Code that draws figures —

________________________

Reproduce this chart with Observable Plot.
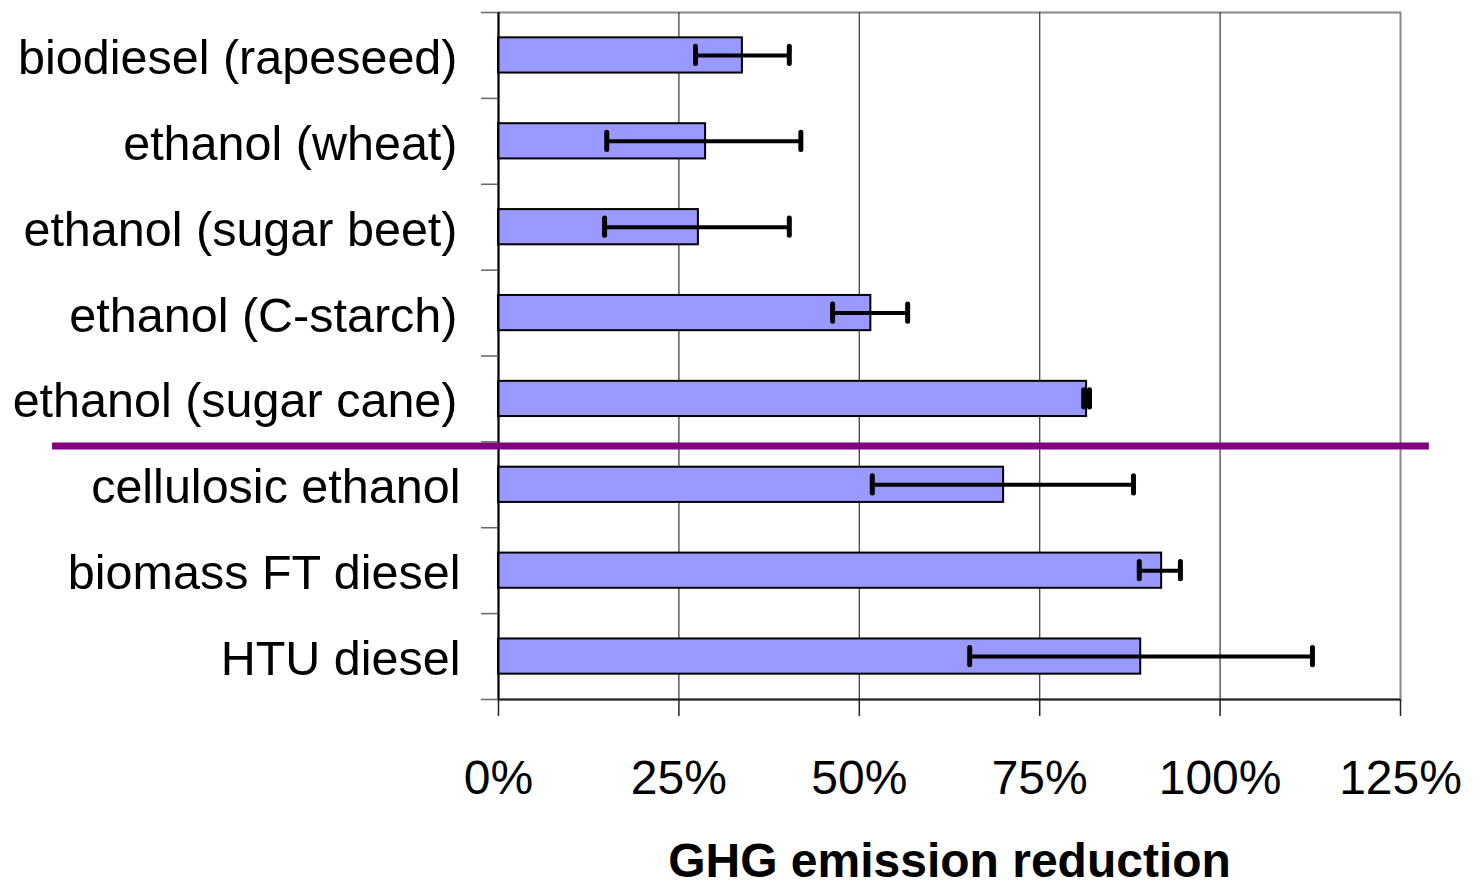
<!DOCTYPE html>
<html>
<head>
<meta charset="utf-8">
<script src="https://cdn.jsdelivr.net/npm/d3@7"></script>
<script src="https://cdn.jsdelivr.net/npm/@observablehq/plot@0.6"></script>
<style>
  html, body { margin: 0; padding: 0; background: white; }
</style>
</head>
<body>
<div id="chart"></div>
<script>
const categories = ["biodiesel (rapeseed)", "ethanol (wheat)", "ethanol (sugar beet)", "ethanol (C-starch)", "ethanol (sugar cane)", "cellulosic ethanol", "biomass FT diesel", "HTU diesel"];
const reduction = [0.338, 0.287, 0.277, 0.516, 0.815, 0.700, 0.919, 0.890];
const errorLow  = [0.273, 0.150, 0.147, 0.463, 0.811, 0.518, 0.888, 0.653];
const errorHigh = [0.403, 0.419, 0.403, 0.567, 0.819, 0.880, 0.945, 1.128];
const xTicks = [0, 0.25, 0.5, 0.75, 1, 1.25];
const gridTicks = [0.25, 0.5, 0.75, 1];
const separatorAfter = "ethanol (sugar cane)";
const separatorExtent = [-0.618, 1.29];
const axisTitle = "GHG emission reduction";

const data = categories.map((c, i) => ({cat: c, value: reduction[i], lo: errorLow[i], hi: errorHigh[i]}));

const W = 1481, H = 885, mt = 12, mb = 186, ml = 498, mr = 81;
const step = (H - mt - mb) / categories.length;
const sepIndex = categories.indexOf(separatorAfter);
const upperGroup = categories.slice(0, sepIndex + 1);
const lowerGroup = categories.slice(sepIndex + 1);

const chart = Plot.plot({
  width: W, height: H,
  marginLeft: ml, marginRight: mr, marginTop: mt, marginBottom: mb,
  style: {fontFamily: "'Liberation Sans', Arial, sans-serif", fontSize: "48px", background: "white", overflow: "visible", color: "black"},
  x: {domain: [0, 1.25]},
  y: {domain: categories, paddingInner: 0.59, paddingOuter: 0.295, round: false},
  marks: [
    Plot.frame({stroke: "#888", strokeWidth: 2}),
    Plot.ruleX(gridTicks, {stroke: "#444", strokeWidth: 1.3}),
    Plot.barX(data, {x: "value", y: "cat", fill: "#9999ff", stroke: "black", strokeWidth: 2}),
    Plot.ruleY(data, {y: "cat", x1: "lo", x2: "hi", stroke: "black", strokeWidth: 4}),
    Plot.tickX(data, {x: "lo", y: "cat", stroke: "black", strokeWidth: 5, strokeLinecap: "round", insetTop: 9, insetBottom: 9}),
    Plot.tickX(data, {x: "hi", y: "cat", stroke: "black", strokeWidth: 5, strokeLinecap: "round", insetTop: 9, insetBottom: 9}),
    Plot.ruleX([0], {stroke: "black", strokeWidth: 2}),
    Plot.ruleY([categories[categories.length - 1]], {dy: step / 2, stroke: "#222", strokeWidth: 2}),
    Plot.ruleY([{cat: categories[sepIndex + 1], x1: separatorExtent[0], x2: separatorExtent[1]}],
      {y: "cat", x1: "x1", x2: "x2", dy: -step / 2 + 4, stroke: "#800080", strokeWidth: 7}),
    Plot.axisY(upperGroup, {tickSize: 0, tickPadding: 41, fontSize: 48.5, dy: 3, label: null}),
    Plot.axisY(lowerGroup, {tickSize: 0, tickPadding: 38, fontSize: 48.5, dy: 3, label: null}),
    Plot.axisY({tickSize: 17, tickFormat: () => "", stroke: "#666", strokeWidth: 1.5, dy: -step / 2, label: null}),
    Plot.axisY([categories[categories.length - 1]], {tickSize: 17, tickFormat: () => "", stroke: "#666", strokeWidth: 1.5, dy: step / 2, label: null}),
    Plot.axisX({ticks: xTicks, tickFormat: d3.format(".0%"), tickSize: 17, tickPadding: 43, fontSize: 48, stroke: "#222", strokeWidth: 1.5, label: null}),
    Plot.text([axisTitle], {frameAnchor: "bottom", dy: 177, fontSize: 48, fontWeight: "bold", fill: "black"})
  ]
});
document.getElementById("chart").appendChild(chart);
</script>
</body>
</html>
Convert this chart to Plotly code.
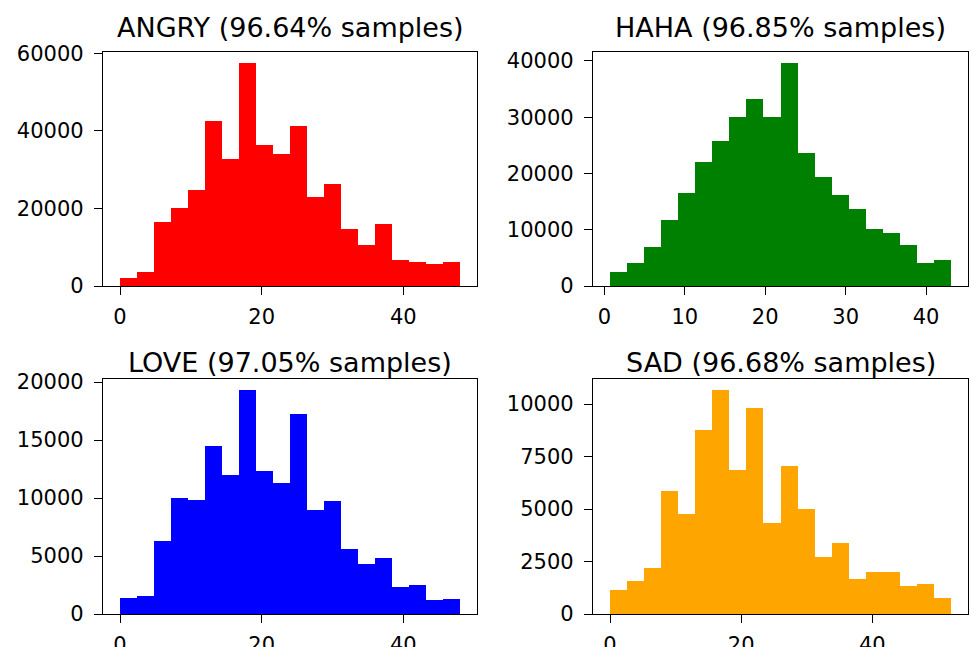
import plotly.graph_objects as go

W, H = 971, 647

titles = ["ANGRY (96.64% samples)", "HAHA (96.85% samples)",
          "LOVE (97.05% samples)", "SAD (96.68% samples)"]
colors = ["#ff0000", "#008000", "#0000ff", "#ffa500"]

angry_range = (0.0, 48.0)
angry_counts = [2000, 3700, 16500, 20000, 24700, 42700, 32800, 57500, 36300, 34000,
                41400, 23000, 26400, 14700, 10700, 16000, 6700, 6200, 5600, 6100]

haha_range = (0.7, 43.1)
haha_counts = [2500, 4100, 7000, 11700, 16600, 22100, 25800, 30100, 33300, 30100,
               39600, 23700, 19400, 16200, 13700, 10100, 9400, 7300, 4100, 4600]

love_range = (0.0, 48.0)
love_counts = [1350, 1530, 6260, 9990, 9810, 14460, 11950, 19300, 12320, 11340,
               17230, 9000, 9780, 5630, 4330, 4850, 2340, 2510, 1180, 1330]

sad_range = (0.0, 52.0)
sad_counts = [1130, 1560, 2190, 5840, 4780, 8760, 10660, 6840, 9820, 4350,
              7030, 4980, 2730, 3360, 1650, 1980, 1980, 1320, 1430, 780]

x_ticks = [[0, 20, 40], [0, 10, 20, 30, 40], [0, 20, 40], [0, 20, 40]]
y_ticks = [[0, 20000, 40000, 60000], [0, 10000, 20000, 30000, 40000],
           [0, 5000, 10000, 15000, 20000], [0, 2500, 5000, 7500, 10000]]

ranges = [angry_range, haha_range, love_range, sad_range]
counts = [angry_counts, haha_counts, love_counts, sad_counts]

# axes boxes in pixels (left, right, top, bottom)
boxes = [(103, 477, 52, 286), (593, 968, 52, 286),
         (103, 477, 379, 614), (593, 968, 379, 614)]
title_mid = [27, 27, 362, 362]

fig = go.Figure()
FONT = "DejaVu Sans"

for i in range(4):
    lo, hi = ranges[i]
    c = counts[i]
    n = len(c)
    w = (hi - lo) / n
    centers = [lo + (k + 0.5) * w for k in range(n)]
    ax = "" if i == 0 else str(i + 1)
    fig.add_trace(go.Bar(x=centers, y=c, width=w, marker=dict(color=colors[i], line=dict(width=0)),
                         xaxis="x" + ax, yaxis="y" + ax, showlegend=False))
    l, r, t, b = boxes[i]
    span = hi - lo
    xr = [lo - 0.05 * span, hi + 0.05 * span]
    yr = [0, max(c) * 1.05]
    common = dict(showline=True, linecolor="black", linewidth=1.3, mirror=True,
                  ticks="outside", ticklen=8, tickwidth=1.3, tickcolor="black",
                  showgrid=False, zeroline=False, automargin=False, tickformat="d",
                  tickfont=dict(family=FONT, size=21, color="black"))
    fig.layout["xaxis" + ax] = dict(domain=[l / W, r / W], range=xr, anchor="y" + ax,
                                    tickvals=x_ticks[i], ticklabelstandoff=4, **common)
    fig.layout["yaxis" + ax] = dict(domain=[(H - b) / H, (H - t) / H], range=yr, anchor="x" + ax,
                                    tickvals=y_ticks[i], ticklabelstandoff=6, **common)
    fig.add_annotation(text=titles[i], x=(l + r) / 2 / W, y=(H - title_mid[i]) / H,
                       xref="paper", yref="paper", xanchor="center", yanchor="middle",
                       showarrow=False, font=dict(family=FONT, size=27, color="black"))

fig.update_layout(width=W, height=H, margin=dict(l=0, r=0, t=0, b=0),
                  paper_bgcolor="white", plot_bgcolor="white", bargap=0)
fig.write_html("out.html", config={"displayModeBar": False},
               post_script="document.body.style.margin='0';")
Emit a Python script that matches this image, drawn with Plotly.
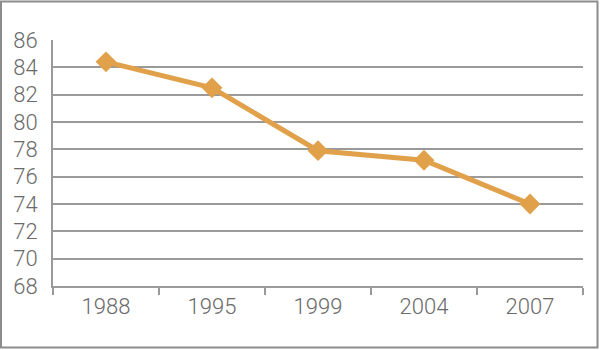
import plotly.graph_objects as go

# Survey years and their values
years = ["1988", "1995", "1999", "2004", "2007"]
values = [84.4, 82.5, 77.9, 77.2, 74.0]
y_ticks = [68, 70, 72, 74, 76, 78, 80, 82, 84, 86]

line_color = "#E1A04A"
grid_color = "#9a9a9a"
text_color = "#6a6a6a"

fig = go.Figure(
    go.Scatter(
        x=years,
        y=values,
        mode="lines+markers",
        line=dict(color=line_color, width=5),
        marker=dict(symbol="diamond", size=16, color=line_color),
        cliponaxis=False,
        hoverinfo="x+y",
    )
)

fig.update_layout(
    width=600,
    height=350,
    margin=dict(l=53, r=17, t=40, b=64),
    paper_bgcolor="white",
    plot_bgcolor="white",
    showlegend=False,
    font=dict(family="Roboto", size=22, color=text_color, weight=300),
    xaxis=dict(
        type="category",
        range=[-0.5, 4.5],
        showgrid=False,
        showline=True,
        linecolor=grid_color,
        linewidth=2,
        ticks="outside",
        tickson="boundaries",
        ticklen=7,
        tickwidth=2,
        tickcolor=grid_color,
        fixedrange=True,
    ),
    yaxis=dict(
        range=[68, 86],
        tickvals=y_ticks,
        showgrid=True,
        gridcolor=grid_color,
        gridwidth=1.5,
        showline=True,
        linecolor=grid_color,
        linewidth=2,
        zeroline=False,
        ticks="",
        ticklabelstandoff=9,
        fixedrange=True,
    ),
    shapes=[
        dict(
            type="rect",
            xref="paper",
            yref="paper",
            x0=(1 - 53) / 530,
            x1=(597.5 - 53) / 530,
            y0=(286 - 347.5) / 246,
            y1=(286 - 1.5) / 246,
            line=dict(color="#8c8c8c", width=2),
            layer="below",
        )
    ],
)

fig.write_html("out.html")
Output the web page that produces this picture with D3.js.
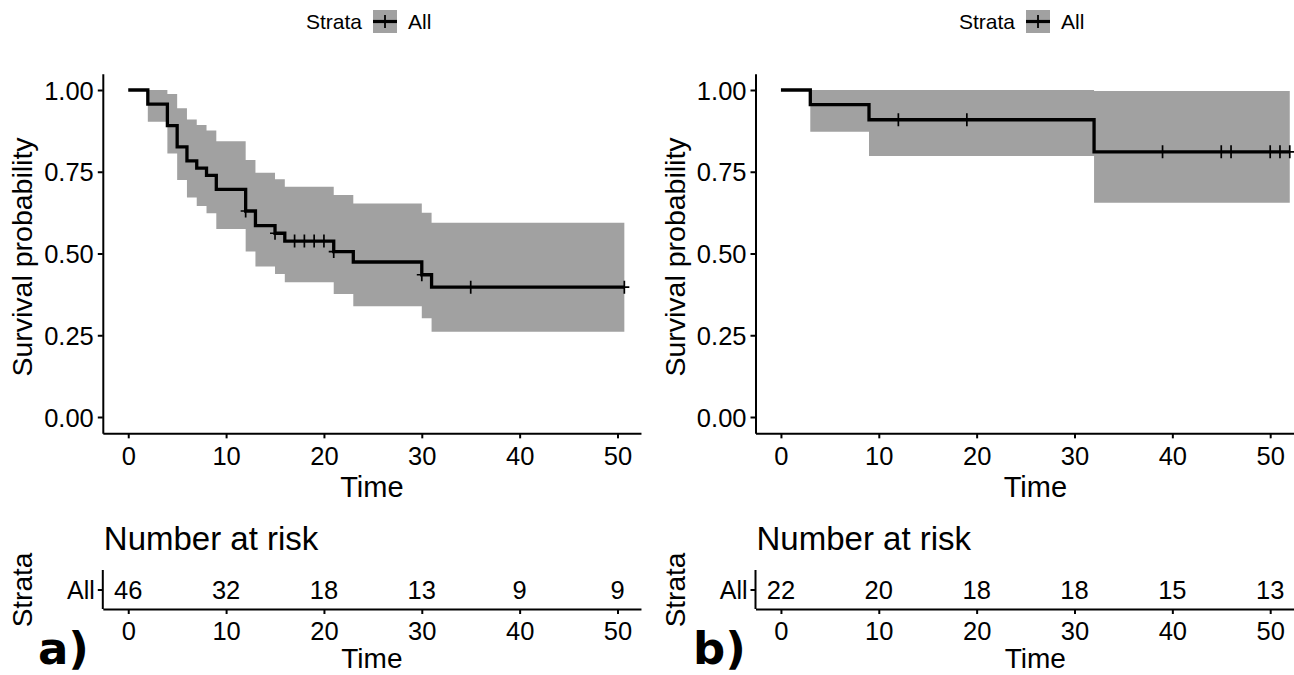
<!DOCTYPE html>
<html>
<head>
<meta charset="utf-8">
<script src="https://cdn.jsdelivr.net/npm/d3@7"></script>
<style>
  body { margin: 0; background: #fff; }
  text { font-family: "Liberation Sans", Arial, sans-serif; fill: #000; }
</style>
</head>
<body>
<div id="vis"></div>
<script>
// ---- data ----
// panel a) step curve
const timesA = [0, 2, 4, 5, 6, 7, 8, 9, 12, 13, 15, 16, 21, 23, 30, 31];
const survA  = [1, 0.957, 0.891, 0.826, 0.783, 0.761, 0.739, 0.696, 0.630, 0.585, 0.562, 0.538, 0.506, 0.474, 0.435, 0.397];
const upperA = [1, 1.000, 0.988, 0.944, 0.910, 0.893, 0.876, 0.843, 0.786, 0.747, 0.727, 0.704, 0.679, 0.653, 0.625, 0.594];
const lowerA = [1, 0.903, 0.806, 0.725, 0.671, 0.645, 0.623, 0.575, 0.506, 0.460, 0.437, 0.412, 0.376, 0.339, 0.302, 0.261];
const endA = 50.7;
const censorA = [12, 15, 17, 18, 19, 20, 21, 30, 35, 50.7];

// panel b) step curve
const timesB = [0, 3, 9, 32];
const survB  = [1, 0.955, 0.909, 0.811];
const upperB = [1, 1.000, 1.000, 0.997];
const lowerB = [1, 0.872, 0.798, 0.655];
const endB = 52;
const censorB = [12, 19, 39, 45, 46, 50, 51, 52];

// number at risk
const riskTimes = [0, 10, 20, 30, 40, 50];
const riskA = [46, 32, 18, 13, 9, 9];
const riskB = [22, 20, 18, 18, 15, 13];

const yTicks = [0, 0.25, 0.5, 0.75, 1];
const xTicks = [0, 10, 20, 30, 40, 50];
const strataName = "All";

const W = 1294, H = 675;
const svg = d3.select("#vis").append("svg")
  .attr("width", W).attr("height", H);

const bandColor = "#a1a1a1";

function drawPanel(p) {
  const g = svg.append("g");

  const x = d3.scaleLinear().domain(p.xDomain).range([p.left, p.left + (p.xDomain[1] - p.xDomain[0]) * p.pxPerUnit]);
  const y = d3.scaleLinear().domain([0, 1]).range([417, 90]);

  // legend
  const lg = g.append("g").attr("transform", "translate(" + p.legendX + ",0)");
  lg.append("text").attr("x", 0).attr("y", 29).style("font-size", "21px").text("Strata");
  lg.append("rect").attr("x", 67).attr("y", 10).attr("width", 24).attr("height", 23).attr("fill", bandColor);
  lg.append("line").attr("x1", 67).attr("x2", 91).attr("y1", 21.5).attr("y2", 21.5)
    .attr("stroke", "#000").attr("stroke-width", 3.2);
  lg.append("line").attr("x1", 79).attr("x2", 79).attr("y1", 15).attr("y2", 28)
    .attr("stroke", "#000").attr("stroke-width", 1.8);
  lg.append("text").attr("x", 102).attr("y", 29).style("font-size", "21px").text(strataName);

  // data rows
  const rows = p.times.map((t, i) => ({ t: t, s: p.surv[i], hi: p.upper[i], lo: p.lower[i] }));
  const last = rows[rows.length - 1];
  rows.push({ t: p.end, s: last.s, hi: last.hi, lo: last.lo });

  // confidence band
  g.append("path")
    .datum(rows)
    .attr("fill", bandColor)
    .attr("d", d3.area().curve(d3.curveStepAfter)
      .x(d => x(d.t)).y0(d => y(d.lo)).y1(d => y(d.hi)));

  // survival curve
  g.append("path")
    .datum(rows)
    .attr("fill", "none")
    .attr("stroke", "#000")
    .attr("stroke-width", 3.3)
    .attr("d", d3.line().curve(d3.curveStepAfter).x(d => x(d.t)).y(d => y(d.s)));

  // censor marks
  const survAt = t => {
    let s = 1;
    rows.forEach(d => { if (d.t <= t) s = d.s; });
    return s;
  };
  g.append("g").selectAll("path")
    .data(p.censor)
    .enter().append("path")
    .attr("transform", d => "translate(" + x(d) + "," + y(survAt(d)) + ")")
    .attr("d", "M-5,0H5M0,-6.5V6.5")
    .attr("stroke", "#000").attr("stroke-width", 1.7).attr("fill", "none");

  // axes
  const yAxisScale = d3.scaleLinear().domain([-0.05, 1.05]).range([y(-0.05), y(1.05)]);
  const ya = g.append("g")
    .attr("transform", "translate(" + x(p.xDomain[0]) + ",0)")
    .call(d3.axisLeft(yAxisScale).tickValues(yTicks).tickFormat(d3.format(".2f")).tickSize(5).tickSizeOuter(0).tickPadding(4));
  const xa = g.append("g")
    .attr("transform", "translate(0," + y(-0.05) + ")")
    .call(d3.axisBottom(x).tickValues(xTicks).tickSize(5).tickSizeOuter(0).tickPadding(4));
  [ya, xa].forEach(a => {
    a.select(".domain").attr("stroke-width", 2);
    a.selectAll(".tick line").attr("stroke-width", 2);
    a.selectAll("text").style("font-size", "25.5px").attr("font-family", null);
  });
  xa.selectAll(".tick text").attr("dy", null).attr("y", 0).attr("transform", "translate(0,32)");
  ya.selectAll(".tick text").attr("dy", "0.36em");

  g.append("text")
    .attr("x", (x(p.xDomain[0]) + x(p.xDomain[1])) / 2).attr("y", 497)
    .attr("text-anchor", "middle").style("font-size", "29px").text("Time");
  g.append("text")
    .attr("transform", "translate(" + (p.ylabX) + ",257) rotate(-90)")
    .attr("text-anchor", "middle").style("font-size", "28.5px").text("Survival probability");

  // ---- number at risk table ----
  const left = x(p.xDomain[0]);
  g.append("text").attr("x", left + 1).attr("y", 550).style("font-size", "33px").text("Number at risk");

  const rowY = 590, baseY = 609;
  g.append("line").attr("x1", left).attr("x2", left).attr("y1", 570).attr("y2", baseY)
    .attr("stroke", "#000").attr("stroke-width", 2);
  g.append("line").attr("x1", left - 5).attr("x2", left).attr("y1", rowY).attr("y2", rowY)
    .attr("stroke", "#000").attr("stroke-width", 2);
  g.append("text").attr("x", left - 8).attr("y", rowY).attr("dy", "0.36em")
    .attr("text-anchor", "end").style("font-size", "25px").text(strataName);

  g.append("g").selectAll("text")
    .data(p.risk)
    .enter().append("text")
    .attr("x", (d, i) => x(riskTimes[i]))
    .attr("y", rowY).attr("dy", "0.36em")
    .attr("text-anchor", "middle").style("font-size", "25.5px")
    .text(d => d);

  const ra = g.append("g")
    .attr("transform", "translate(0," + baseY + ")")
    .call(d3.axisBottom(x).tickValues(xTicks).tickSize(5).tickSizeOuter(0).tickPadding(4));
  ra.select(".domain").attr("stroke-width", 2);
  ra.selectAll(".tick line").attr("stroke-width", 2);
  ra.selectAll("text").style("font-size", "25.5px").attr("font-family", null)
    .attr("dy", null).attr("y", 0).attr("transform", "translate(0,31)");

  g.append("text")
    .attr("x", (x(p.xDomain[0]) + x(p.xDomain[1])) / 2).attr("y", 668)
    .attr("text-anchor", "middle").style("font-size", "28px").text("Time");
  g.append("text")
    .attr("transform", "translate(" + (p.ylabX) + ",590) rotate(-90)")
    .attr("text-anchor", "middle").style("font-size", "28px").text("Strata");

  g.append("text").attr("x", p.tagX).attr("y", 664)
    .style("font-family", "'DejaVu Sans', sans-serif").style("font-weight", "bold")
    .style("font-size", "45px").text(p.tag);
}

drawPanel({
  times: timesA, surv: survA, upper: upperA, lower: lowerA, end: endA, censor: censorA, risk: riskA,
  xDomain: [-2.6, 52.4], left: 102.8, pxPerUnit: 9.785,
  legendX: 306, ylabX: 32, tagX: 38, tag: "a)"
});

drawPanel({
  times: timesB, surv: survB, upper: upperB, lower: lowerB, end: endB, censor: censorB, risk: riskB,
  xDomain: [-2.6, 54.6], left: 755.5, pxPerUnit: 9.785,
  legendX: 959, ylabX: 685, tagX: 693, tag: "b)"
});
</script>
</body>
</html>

________________________

WHAT IS REQUIRED — Using the records above, list each line that includes "with".

TASK ANSWER —
Reproduce this chart with Observable Plot.
Emit a Python script that matches this image, drawn with Plotly.
Output the web page that produces this picture with D3.js.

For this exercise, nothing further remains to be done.